A few days ago I read an article in a women’s magazine about the importance of reading to your child at bedtime. The author, a mother, either said she looked forward to getting the kids to bed or she dreaded the bedtime routine. I don’t remember which it was, but her point was that she learned to change her attitude, slow down, and enjoy bedtime by reading to and connecting with her kids. That sounded lovely to me.
I started thinking, “Maybe I need to learn from her. I should change my attitude toward bedtime and savor that bonding experience.” Many nights this winter I’ve buzzed around tidying and cleaning while the kids watched a movie, usually with sippy cup of Ovaltine and some popcorn I cooked the old fashioned way.
After reading the article I tried to feel guilty. I told myself that I was creating bad habits, the kids were going to suffer in the long run, and I was somehow damaging them and our family dynamic. I tried to promise myself that I would be one hundred percent hands-on until the kids fell asleep at night. Surely I could be a better mother than this!

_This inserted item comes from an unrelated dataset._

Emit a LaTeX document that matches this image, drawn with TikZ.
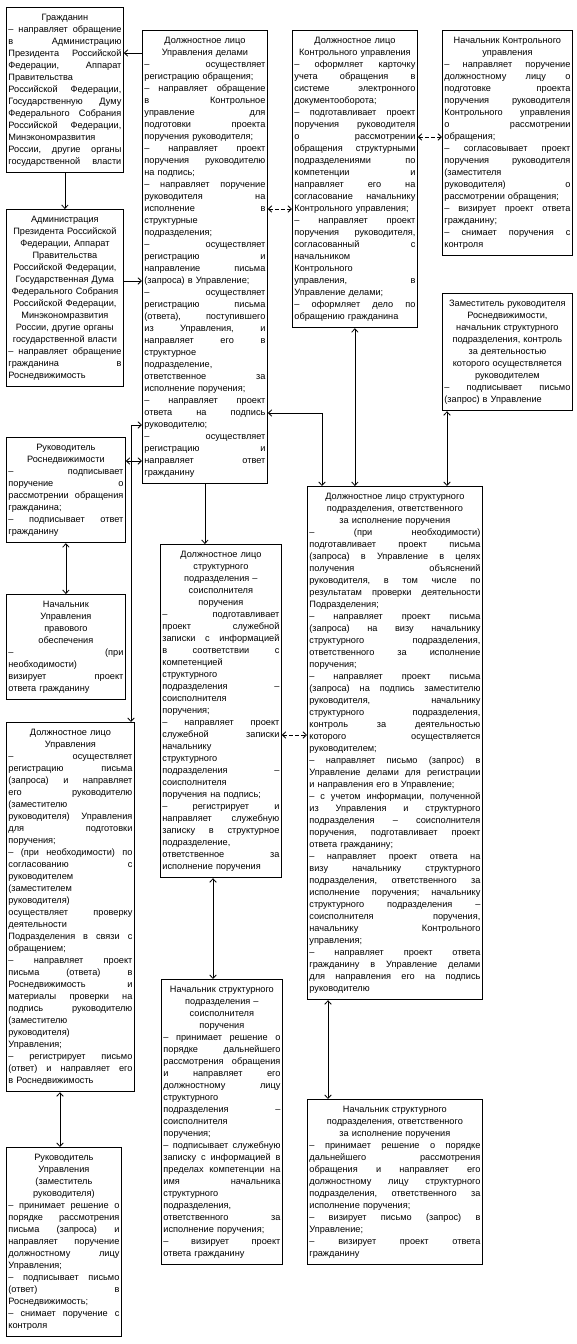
\documentclass[tikz,border=0pt]{standalone}
\usepackage{fontspec}
\setmainfont{Liberation Sans}
\usetikzlibrary{arrows.meta}
\setlength\normallineskiplimit{-5pt}
\newcommand\bxfont{\fontsize{9.2}{12}\selectfont}
\newcommand\xs{\rule[-3.4pt]{0pt}{11.4pt}}
\newcommand\xj[1]{\noindent\makebox[\linewidth][s]{\frenchspacing\spaceskip=0.26em plus 1fil\relax\xs#1}\par}
\newcommand\xc[1]{\noindent\makebox[\linewidth][c]{\xs#1}\par}
\newcommand\xl[1]{\noindent\makebox[\linewidth][l]{\xs#1}\par}
\tikzset{
  box/.style={draw, line width=0.8pt, anchor=north west, inner xsep=2pt, inner ysep=5pt, font=\bxfont},
  conn/.style={line width=0.8pt},
  dconn/.style={line width=0.8pt, dash pattern=on 4pt off 2pt},
  >={Straight Barb[length=3.5pt,width=6.5pt]}
}
\begin{document}
\begin{tikzpicture}[x=1pt,y=-1pt]
\fill[white] (0,0) rectangle (577,1344);
\useasboundingbox (0,0) rectangle (577,1344);

\node[box, text width=113pt] (B1) at (6,7) {%
\xc{Гражданин}
\xj{– направляет обращение}
\xj{в Администрацию}
\xj{Президента Российской}
\xj{Федерации, Аппарат}
\xl{Правительства}
\xj{Российской Федерации,}
\xj{Государственную Думу}
\xj{Федерального Собрания}
\xj{Российской Федерации,}
\xl{Минэкономразвития}
\xj{России, другие органы}
\xj{государственной власти}};

\node[box, text width=113pt] (B2) at (6,209) {%
\xc{Администрация}
\xc{Президента Российской}
\xc{Федерации, Аппарат}
\xc{Правительства}
\xc{Российской Федерации,}
\xc{Государственная Дума}
\xc{Федерального Собрания}
\xc{Российской Федерации,}
\xc{Минэкономразвития}
\xc{России, другие органы}
\xc{государственной власти}
\xj{– направляет обращение}
\xj{гражданина в}
\xl{Роснедвижимость}};

\node[box, text width=121pt] (B3) at (142,30) {%
\xc{Должностное лицо}
\xc{Управления делами}
\xj{– осуществляет}
\xl{регистрацию обращения;}
\xj{– направляет обращение}
\xj{в Контрольное}
\xj{управление для}
\xj{подготовки проекта}
\xl{поручения руководителя;}
\xj{– направляет проект}
\xj{поручения руководителю}
\xl{на подпись;}
\xj{– направляет поручение}
\xj{руководителя на}
\xj{исполнение в}
\xl{структурные}
\xl{подразделения;}
\xj{– осуществляет}
\xj{регистрацию и}
\xj{направление письма}
\xl{(запроса) в Управление;}
\xj{– осуществляет}
\xj{регистрацию письма}
\xj{(ответа), поступившего}
\xj{из Управления, и}
\xj{направляет его в}
\xl{структурное}
\xl{подразделение,}
\xj{ответственное за}
\xl{исполнение поручения;}
\xj{– направляет проект}
\xj{ответа на подпись}
\xl{руководителю;}
\xj{– осуществляет}
\xj{регистрацию и}
\xj{направляет ответ}
\xl{гражданину}};

\node[box, text width=121pt] (B4) at (292,30) {%
\xc{Должностное лицо}
\xc{Контрольного управления}
\xj{– оформляет карточку}
\xj{учета обращения в}
\xj{системе электронного}
\xl{документооборота;}
\xj{– подготавливает проект}
\xj{поручения руководителя}
\xj{о рассмотрении}
\xj{обращения структурными}
\xj{подразделениями по}
\xj{компетенции и}
\xj{направляет его на}
\xj{согласование начальнику}
\xl{Контрольного управления;}
\xj{– направляет проект}
\xj{поручения руководителя,}
\xj{согласованный с}
\xl{начальником}
\xl{Контрольного}
\xj{управления, в}
\xl{Управление делами;}
\xj{– оформляет дело по}
\xl{обращению гражданина}};

\node[box, text width=126pt] (B5) at (442,30) {%
\xc{Начальник Контрольного}
\xc{управления}
\xj{– направляет поручение}
\xj{должностному лицу о}
\xj{подготовке проекта}
\xj{поручения руководителя}
\xj{Контрольного управления}
\xj{о рассмотрении}
\xl{обращения;}
\xj{– согласовывает проект}
\xj{поручения руководителя}
\xl{(заместителя}
\xj{руководителя) о}
\xl{рассмотрении обращения;}
\xj{– визирует проект ответа}
\xl{гражданину;}
\xj{– снимает поручения с}
\xl{контроля}};

\node[box, text width=126pt] (B6) at (442,293) {%
\xc{Заместитель руководителя}
\xc{Роснедвижимости,}
\xc{начальник структурного}
\xc{подразделения, контроль}
\xc{за деятельностью}
\xc{которого осуществляется}
\xc{руководителем}
\xj{– подписывает письмо}
\xl{(запрос) в Управление}};

\node[box, text width=171pt] (B7) at (307,486) {%
\xc{Должностное лицо структурного}
\xc{подразделения, ответственного}
\xc{за исполнение поручения}
\xj{– (при необходимости)}
\xj{подготавливает проект письма}
\xj{(запроса) в Управление в целях}
\xj{получения объяснений}
\xj{руководителя, в том числе по}
\xj{результатам проверки деятельности}
\xl{Подразделения;}
\xj{– направляет проект письма}
\xj{(запроса) на визу начальнику}
\xj{структурного подразделения,}
\xj{ответственного за исполнение}
\xl{поручения;}
\xj{– направляет проект письма}
\xj{(запроса) на подпись заместителю}
\xj{руководителя, начальнику}
\xj{структурного подразделения,}
\xj{контроль за деятельностью}
\xj{которого осуществляется}
\xl{руководителем;}
\xj{– направляет письмо (запрос) в}
\xj{Управление делами для регистрации}
\xl{и направления его в Управление;}
\xj{– с учетом информации, полученной}
\xj{из Управления и структурного}
\xj{подразделения – соисполнителя}
\xj{поручения, подготавливает проект}
\xl{ответа гражданину;}
\xj{– направляет проект ответа на}
\xj{визу начальнику структурного}
\xj{подразделения, ответственного за}
\xj{исполнение поручения; начальнику}
\xj{структурного подразделения –}
\xj{соисполнителя поручения,}
\xj{начальнику Контрольного}
\xl{управления;}
\xj{– направляет проект ответа}
\xj{гражданину в Управление делами}
\xj{для направления его на подпись}
\xl{руководителю}};

\node[box, text width=115pt] (B8) at (6,437) {%
\xc{Руководитель}
\xc{Роснедвижимости}
\xj{– подписывает}
\xj{поручение о}
\xj{рассмотрении обращения}
\xl{гражданина;}
\xj{– подписывает ответ}
\xl{гражданину}};

\node[box, text width=115pt] (B9) at (6,594) {%
\xc{Начальник}
\xc{Управления}
\xc{правового}
\xc{обеспечения}
\xj{– (при}
\xl{необходимости)}
\xj{визирует проект}
\xl{ответа гражданину}};

\node[box, text width=124pt] (B10) at (6,722) {%
\xc{Должностное лицо}
\xc{Управления}
\xj{– осуществляет}
\xj{регистрацию письма}
\xj{(запроса) и направляет}
\xj{его руководителю}
\xl{(заместителю}
\xj{руководителя) Управления}
\xj{для подготовки}
\xl{поручения;}
\xj{– (при необходимости) по}
\xj{согласованию с}
\xl{руководителем}
\xl{(заместителем}
\xl{руководителя)}
\xj{осуществляет проверку}
\xl{деятельности}
\xj{Подразделения в связи с}
\xl{обращением;}
\xj{– направляет проект}
\xj{письма (ответа) в}
\xj{Роснедвижимость и}
\xj{материалы проверки на}
\xj{подпись руководителю}
\xl{(заместителю}
\xl{руководителя)}
\xl{Управления;}
\xj{– регистрирует письмо}
\xj{(ответ) и направляет его}
\xl{в Роснедвижимость}};

\node[box, text width=111pt] (B11) at (6,1147) {%
\xc{Руководитель}
\xc{Управления}
\xc{(заместитель}
\xc{руководителя)}
\xj{– принимает решение о}
\xj{порядке рассмотрения}
\xj{письма (запроса) и}
\xj{направляет поручение}
\xj{должностному лицу}
\xl{Управления;}
\xj{– подписывает письмо}
\xj{(ответ) в}
\xl{Роснедвижимость;}
\xj{– снимает поручение с}
\xl{контроля}};

\node[box, text width=117pt] (B12) at (160,544) {%
\xc{Должностное лицо}
\xc{структурного}
\xc{подразделения –}
\xc{соисполнителя}
\xc{поручения}
\xj{– подготавливает}
\xj{проект служебной}
\xj{записки с информацией}
\xj{в соответствии с}
\xl{компетенцией}
\xl{структурного}
\xj{подразделения –}
\xl{соисполнителя}
\xl{поручения;}
\xj{– направляет проект}
\xj{служебной записки}
\xl{начальнику}
\xl{структурного}
\xj{подразделения –}
\xl{соисполнителя}
\xl{поручения на подпись;}
\xj{– регистрирует и}
\xj{направляет служебную}
\xj{записку в структурное}
\xl{подразделение,}
\xj{ответственное за}
\xl{исполнение поручения}};

\node[box, text width=117pt] (B13) at (161,979) {%
\xc{Начальник структурного}
\xc{подразделения –}
\xc{соисполнителя}
\xc{поручения}
\xj{– принимает решение о}
\xj{порядке дальнейшего}
\xj{рассмотрения обращения}
\xj{и направляет его}
\xj{должностному лицу}
\xl{структурного}
\xj{подразделения –}
\xl{соисполнителя}
\xl{поручения;}
\xj{– подписывает служебную}
\xj{записку с информацией в}
\xj{пределах компетенции на}
\xj{имя начальника}
\xl{структурного}
\xl{подразделения,}
\xj{ответственного за}
\xl{исполнение поручения;}
\xj{– визирует проект}
\xl{ответа гражданину}};

\node[box, text width=171pt] (B14) at (307,1099) {%
\xc{Начальник структурного}
\xc{подразделения, ответственного}
\xc{за исполнение поручения}
\xj{– принимает решение о порядке}
\xj{дальнейшего рассмотрения}
\xj{обращения и направляет его}
\xj{должностному лицу структурного}
\xj{подразделения, ответственного за}
\xl{исполнение поручения;}
\xj{– визирует письмо (запрос) в}
\xl{Управление;}
\xj{– визирует проект ответа}
\xl{гражданину}};

% row / column helper coordinates
\coordinate (r1) at (0,53);
\coordinate (r2) at (0,281);
\coordinate (r3) at (0,209);
\coordinate (r4) at (0,137);
\coordinate (r5) at (0,413);
\coordinate (r6) at (0,425);
\coordinate (r7) at (0,461);
\coordinate (r8) at (0,735);
\coordinate (c1) at (322,0);
\coordinate (c2) at (131,0);
\coordinate (c3) at (447,0);
\coordinate (c4) at (213,0);
\coordinate (c5) at (328,0);
\coordinate (c6) at (60,0);

% connectors
\draw[conn,->] (B3.west |- r1) -- (B1.east |- r1);
\draw[conn,->] (B1.south) -- (B2.north);
\draw[conn,->] (B2.east |- r2) -- (B3.west |- r2);
\draw[dconn,<->] (B3.east |- r3) -- (B4.west |- r3);
\draw[dconn,<->] (B4.east |- r4) -- (B5.west |- r4);
\draw[conn,<->] (B3.east |- r5) -- (c1 |- r5) -- (c1 |- B7.north);
\draw[conn,<->] (B4.south) -- (B4.south |- B7.north);
\draw[conn,<->] (B6.south -| c3) -- (c3 |- B7.north);
\draw[conn,<->] (B3.west |- r6) -- (c2 |- r6) -- (c2 |- B10.north);
\draw[conn,<->] (B8.east |- r7) -- (B3.west |- r7);
\draw[conn,<->] (B8.south) -- (B9.north);
\draw[conn,<->] (B10.south -| c6) -- (c6 |- B11.north);
\draw[conn,->] (B3.south) -- (B3.south |- B12.north);
\draw[conn,<->] (B12.south -| c4) -- (c4 |- B13.north);
\draw[dconn,<->] (B12.east |- r8) -- (B7.west |- r8);
\draw[conn,<->] (B7.south -| c5) -- (c5 |- B14.north);
\end{tikzpicture}
\end{document}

Listen, I’m home all day with these little boogers. I read to them, play with them, cook for them, and take care of every need (and most every whim) they have. In the warmer months we play outside until way past bedtime, but this winter we’ve been hibernating, and yes, watching movies. Am I destroying their brains? Am I spoiling them, ruining them, or somehow making them stupid or dull? Are they suffering undue stress because Mama and Daddy don’t always read a book before putting them to bed?
No, I’m not at all apologetic when I say I look forward to bedtime, and not a soft, fuzzy bedtime routine. I look forward to throwing their little butts into bed so I can have those last few precious hours to myself before it starts all over again. There, I’ve said it.